Enterprises that sign up for Google’s cloud services will now have the choice to submit their software development and IT operations teams to the same level of operational rigor Google submits its own engineers to.
The company on Monday revealed more details about a new approach to cloud customer support it announced last week, created to help alleviate customers' anxiety about giving up control of their infrastructure to a cloud provider. It will embed its own experts on cloud customers’ teams to help them deploy and run applications in Google’s cloud data centers in the most reliable way possible.
The services will include shared paging (when things go wrong), auto-creation and escalation of priority-one tickets, participation in customer “war rooms,” and Google-reviewed design and production system.
The company will not charge a penny for what amounts to extremely hands-on professional services, but it doesn’t expect every customer to opt for them, given the level of commitment required on the customer’s part.
Dave Rensin, Google’s director of Customer Reliability of Engineering:
"This program won’t be for everyone. In fact, we expect that the overwhelming majority of customers won’t participate because of the effort involved. We think big enterprises betting multi-billion dollars businesses on the cloud, however, would be foolish to pass this up. Think of it as a de-risking exercise with a price tag any CFO will love."

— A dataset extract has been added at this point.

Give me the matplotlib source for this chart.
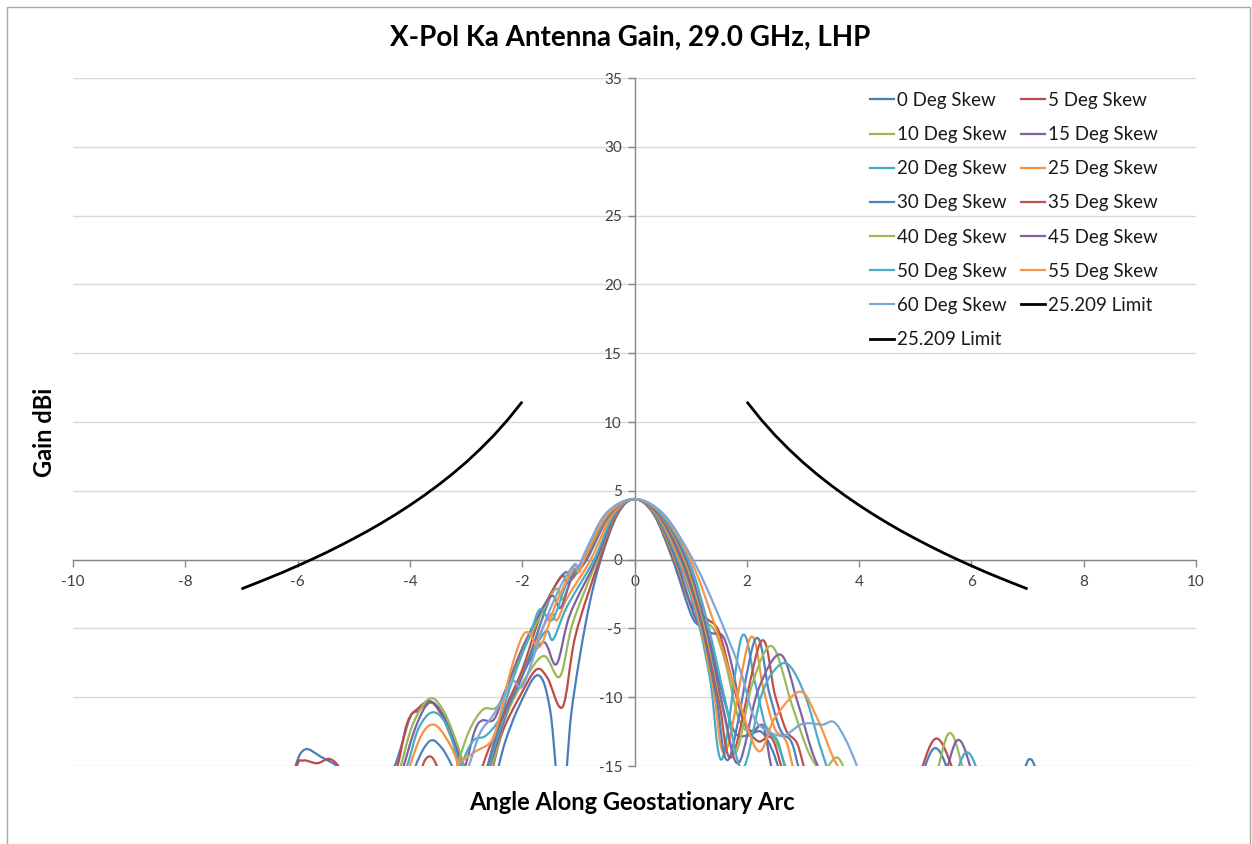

Google has formed a new team to support this capability, called Customer Reliability Engineering. The title is a variation on Site Reliability Engineering, a concept created at Google years ago to describe software engineers responsible for building and operating Google’s global infrastructure. The company doesn’t differentiate between software development and IT and in fact prefers to have developers run infrastructure, assuming it’s a job handled better by people with deep understanding of software.
CREs will work with customers’ dev teams the same way SREs work with developers at Google. There is a set of ground rules both sides agree to commit to. SREs accept the responsibility for maintaining uptime and healthy operation of a system if:
- The system (as developed) can pass a strict inspection process — known as a Production Readiness Review (PRR)
- The development team who built the system agrees to maintain critical support systems (like monitoring) and be active participants in key events like periodic reviews and postmortems
- The system does not routinely blow its error budget
In a way, “error budget” is a different name for availability requirements, or SLAs, such as 99.9 or 99.999 percent uptime. Making Google developers on the product side of things responsible for reliability, SREs give them an error budget, and once they blow it, they have to spend all of their engineering time writing code that fixes the uptime problem they caused and make the system more stable overall.
If the developers don’t hold up their side of the bargain, the SREs are free to “hand back the pagers,” meaning they are no longer committed to, say, coming the rescue when something goes down at 3 a.m.
Google cloud customers that opt for working with the CRE team will have to agree to the same “social contract” in exchange for its services. Rensin:
"When a customer fails to keep up their end of the work with timely bug fixes, participation in joint postmortems, good operational hygiene etc., we'll 'hand back the pagers' too."